• Exercise instructions: Omit all images. Write out the rest of the material exactly.
*** Provided data ***
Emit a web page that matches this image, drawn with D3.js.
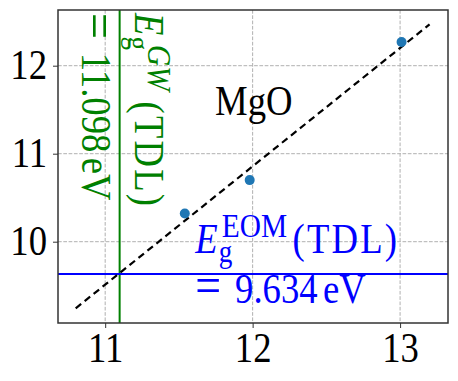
<!DOCTYPE html>
<html>
<head>
<meta charset="utf-8">
<script src="https://cdn.jsdelivr.net/npm/d3@7"></script>
</head>
<body style="margin:0">
<svg id="chart" width="458" height="381"></svg>
<script>
// ---- data ----
const pointsX = [11.54, 11.98, 13.01];
const pointsY = [10.32, 10.70, 12.27];
const fitX = [10.80, 13.20];
const fitY = [9.243, 12.47];
const gwGap = 11.098;     // vertical line (x)
const eomGap = 9.634;     // horizontal line (y)
const xTicks = [11, 12, 13];
const yTicks = [10, 11, 12];
const xDomain = [10.68, 13.325];
const yDomain = [9.076, 12.633];
const label = "MgO";

// ---- layout ----
const W = 458, H = 381;
const M = {left: 58, right: 10, top: 10, bottom: 58};
const FS = 34;        // base font size
const SX = 1.08;      // horizontal glyph scale
const SY = 1.24;      // vertical glyph scale
const S = `scale(${SX},${SY})`;
const svg = d3.select("#chart");
const x = d3.scaleLinear().domain(xDomain).range([M.left, W - M.right]);
const y = d3.scaleLinear().domain(yDomain).range([H - M.bottom, M.top]);

function txt(sel, size) {
  return sel.style("font-family", '"Liberation Serif"').attr("font-size", size);
}

// grid
const grid = svg.append("g");
grid.selectAll("line.gx").data(xTicks).join("line")
  .attr("x1", d => x(d)).attr("x2", d => x(d))
  .attr("y1", y.range()[1]).attr("y2", y.range()[0])
  .attr("stroke", "#b0b0b0").attr("stroke-width", 1).attr("stroke-dasharray", "3.7,1.6");
grid.selectAll("line.gy").data(yTicks).join("line")
  .attr("y1", d => y(d)).attr("y2", d => y(d))
  .attr("x1", x.range()[0]).attr("x2", x.range()[1])
  .attr("stroke", "#b0b0b0").attr("stroke-width", 1).attr("stroke-dasharray", "3.7,1.6");

// clip
svg.append("clipPath").attr("id", "clip").append("rect")
  .attr("x", M.left).attr("y", M.top)
  .attr("width", W - M.left - M.right).attr("height", H - M.top - M.bottom);
const plot = svg.append("g").attr("clip-path", "url(#clip)");

// reference lines
plot.append("line")
  .attr("x1", x(gwGap)).attr("x2", x(gwGap))
  .attr("y1", y.range()[1]).attr("y2", y.range()[0])
  .attr("stroke", "#008000").attr("stroke-width", 2);
plot.append("line")
  .attr("x1", x.range()[0]).attr("x2", x.range()[1])
  .attr("y1", y(eomGap)).attr("y2", y(eomGap))
  .attr("stroke", "#0000ff").attr("stroke-width", 2);

// fit line
const line = d3.line().x(d => x(d[0])).y(d => y(d[1]));
plot.append("path").datum(d3.zip(fitX, fitY))
  .attr("d", line).attr("fill", "none")
  .attr("stroke", "#000").attr("stroke-width", 2.2).attr("stroke-dasharray", "7,4.5");

// points
plot.selectAll("circle").data(d3.zip(pointsX, pointsY)).join("circle")
  .attr("cx", d => x(d[0])).attr("cy", d => y(d[1])).attr("r", 5)
  .attr("fill", "#1f77b4");

// axes
const xAxis = d3.axisBottom(x).tickValues(xTicks).tickFormat(d3.format("d")).tickSize(5);
const yAxis = d3.axisLeft(y).tickValues(yTicks).tickFormat(d3.format("d")).tickSize(5);
const gx = svg.append("g").attr("transform", `translate(0,${H - M.bottom})`).call(xAxis);
const gy = svg.append("g").attr("transform", `translate(${M.left},0)`).call(yAxis);
[gx, gy].forEach(g => {
  g.attr("font-family", null).attr("font-size", null);
  g.select(".domain").remove();
  g.selectAll(".tick line").attr("stroke", "#333").attr("stroke-width", 1);
  txt(g.selectAll(".tick text"), FS).attr("fill", "#000").attr("dy", null).attr("x", 0).attr("y", 0);
});
gx.selectAll(".tick text").attr("transform", `translate(0,39) ${S}`);
gy.selectAll(".tick text").attr("transform", `translate(-11,13) ${S}`);

// frame
svg.append("rect").attr("x", M.left).attr("y", M.top)
  .attr("width", W - M.left - M.right).attr("height", H - M.top - M.bottom)
  .attr("fill", "none").attr("stroke", "#333").attr("stroke-width", 1.5);

// ---- annotations ----
// E_g^{sup}(TDL) built from pieces, local origin = baseline start (widths from font metrics)
function gapLabel(g, color, sup, supItalic, supEm, supDx, gap, supDy, subDy) {
  const wE = FS * 0.611 + 4;
  const supFS = FS * 0.8;
  txt(g.append("text"), FS).attr("font-style", "italic").attr("fill", color).text("E");
  txt(g.append("text"), FS * 0.74).attr("x", wE - 3).attr("y", subDy).attr("fill", color).text("g");
  txt(g.append("text"), supFS).attr("x", wE + supDx).attr("y", supDy)
    .attr("font-style", supItalic ? "italic" : "normal").attr("fill", color).text(sup);
  txt(g.append("text"), FS).attr("x", wE + supDx + supFS * supEm + gap).attr("fill", color)
    .attr("letter-spacing", 2).text("(TDL)");
}
function valueLabel(g, color, value) {
  const t = txt(g.append("text"), FS).attr("fill", color);
  t.append("tspan").attr("font-size", FS * 1.25).text("=");
  t.append("tspan").attr("dx", 13).text(d3.format(".3f")(value));
  t.append("tspan").attr("dx", 5).text("eV");
}

// MgO
txt(svg.append("text"), FS)
  .attr("transform", `translate(${x(11.745)},${y(11.44)}) ${S}`)
  .attr("fill", "#000").text(label);

// blue (EOM)
gapLabel(svg.append("g").attr("transform", `translate(${x(11.61)},${y(9.87)}) ${S}`),
  "#0000ff", "EOM", false, 2.222, 0, 5, -13, 7);
valueLabel(svg.append("g").attr("transform", `translate(${x(11.61)},${y(9.30)}) ${S}`),
  "#0000ff", eomGap);

// green (GW), rotated
gapLabel(svg.append("g").attr("transform", `translate(${x(11.205)},${y(12.6)}) rotate(90) ${S}`),
  "#008000", "GW", true, 1.555, 5, 10, -10, 6);
valueLabel(svg.append("g").attr("transform", `translate(${x(10.845)},${y(12.6)}) rotate(90) ${S}`),
  "#008000", gwGap);
</script>
</body>
</html>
***
• Output of the task:
Emit a web page that matches this image, drawn with D3.js.
<!DOCTYPE html>
<html>
<head>
<meta charset="utf-8">
<script src="https://cdn.jsdelivr.net/npm/d3@7"></script>
</head>
<body style="margin:0">
<svg id="chart" width="458" height="381"></svg>
<script>
// ---- data ----
const pointsX = [11.54, 11.98, 13.01];
const pointsY = [10.32, 10.70, 12.27];
const fitX = [10.80, 13.20];
const fitY = [9.243, 12.47];
const gwGap = 11.098;     // vertical line (x)
const eomGap = 9.634;     // horizontal line (y)
const xTicks = [11, 12, 13];
const yTicks = [10, 11, 12];
const xDomain = [10.68, 13.325];
const yDomain = [9.076, 12.633];
const label = "MgO";

// ---- layout ----
const W = 458, H = 381;
const M = {left: 58, right: 10, top: 10, bottom: 58};
const FS = 34;        // base font size
const SX = 1.08;      // horizontal glyph scale
const SY = 1.24;      // vertical glyph scale
const S = `scale(${SX},${SY})`;
const svg = d3.select("#chart");
const x = d3.scaleLinear().domain(xDomain).range([M.left, W - M.right]);
const y = d3.scaleLinear().domain(yDomain).range([H - M.bottom, M.top]);

function txt(sel, size) {
  return sel.style("font-family", '"Liberation Serif"').attr("font-size", size);
}

// grid
const grid = svg.append("g");
grid.selectAll("line.gx").data(xTicks).join("line")
  .attr("x1", d => x(d)).attr("x2", d => x(d))
  .attr("y1", y.range()[1]).attr("y2", y.range()[0])
  .attr("stroke", "#b0b0b0").attr("stroke-width", 1).attr("stroke-dasharray", "3.7,1.6");
grid.selectAll("line.gy").data(yTicks).join("line")
  .attr("y1", d => y(d)).attr("y2", d => y(d))
  .attr("x1", x.range()[0]).attr("x2", x.range()[1])
  .attr("stroke", "#b0b0b0").attr("stroke-width", 1).attr("stroke-dasharray", "3.7,1.6");

// clip
svg.append("clipPath").attr("id", "clip").append("rect")
  .attr("x", M.left).attr("y", M.top)
  .attr("width", W - M.left - M.right).attr("height", H - M.top - M.bottom);
const plot = svg.append("g").attr("clip-path", "url(#clip)");

// reference lines
plot.append("line")
  .attr("x1", x(gwGap)).attr("x2", x(gwGap))
  .attr("y1", y.range()[1]).attr("y2", y.range()[0])
  .attr("stroke", "#008000").attr("stroke-width", 2);
plot.append("line")
  .attr("x1", x.range()[0]).attr("x2", x.range()[1])
  .attr("y1", y(eomGap)).attr("y2", y(eomGap))
  .attr("stroke", "#0000ff").attr("stroke-width", 2);

// fit line
const line = d3.line().x(d => x(d[0])).y(d => y(d[1]));
plot.append("path").datum(d3.zip(fitX, fitY))
  .attr("d", line).attr("fill", "none")
  .attr("stroke", "#000").attr("stroke-width", 2.2).attr("stroke-dasharray", "7,4.5");

// points
plot.selectAll("circle").data(d3.zip(pointsX, pointsY)).join("circle")
  .attr("cx", d => x(d[0])).attr("cy", d => y(d[1])).attr("r", 5)
  .attr("fill", "#1f77b4");

// axes
const xAxis = d3.axisBottom(x).tickValues(xTicks).tickFormat(d3.format("d")).tickSize(5);
const yAxis = d3.axisLeft(y).tickValues(yTicks).tickFormat(d3.format("d")).tickSize(5);
const gx = svg.append("g").attr("transform", `translate(0,${H - M.bottom})`).call(xAxis);
const gy = svg.append("g").attr("transform", `translate(${M.left},0)`).call(yAxis);
[gx, gy].forEach(g => {
  g.attr("font-family", null).attr("font-size", null);
  g.select(".domain").remove();
  g.selectAll(".tick line").attr("stroke", "#333").attr("stroke-width", 1);
  txt(g.selectAll(".tick text"), FS).attr("fill", "#000").attr("dy", null).attr("x", 0).attr("y", 0);
});
gx.selectAll(".tick text").attr("transform", `translate(0,39) ${S}`);
gy.selectAll(".tick text").attr("transform", `translate(-11,13) ${S}`);

// frame
svg.append("rect").attr("x", M.left).attr("y", M.top)
  .attr("width", W - M.left - M.right).attr("height", H - M.top - M.bottom)
  .attr("fill", "none").attr("stroke", "#333").attr("stroke-width", 1.5);

// ---- annotations ----
// E_g^{sup}(TDL) built from pieces, local origin = baseline start (widths from font metrics)
function gapLabel(g, color, sup, supItalic, supEm, supDx, gap, supDy, subDy) {
  const wE = FS * 0.611 + 4;
  const supFS = FS * 0.8;
  txt(g.append("text"), FS).attr("font-style", "italic").attr("fill", color).text("E");
  txt(g.append("text"), FS * 0.74).attr("x", wE - 3).attr("y", subDy).attr("fill", color).text("g");
  txt(g.append("text"), supFS).attr("x", wE + supDx).attr("y", supDy)
    .attr("font-style", supItalic ? "italic" : "normal").attr("fill", color).text(sup);
  txt(g.append("text"), FS).attr("x", wE + supDx + supFS * supEm + gap).attr("fill", color)
    .attr("letter-spacing", 2).text("(TDL)");
}
function valueLabel(g, color, value) {
  const t = txt(g.append("text"), FS).attr("fill", color);
  t.append("tspan").attr("font-size", FS * 1.25).text("=");
  t.append("tspan").attr("dx", 13).text(d3.format(".3f")(value));
  t.append("tspan").attr("dx", 5).text("eV");
}

// MgO
txt(svg.append("text"), FS)
  .attr("transform", `translate(${x(11.745)},${y(11.44)}) ${S}`)
  .attr("fill", "#000").text(label);

// blue (EOM)
gapLabel(svg.append("g").attr("transform", `translate(${x(11.61)},${y(9.87)}) ${S}`),
  "#0000ff", "EOM", false, 2.222, 0, 5, -13, 7);
valueLabel(svg.append("g").attr("transform", `translate(${x(11.61)},${y(9.30)}) ${S}`),
  "#0000ff", eomGap);

// green (GW), rotated
gapLabel(svg.append("g").attr("transform", `translate(${x(11.205)},${y(12.6)}) rotate(90) ${S}`),
  "#008000", "GW", true, 1.555, 5, 10, -10, 6);
valueLabel(svg.append("g").attr("transform", `translate(${x(10.845)},${y(12.6)}) rotate(90) ${S}`),
  "#008000", gwGap);
</script>
</body>
</html>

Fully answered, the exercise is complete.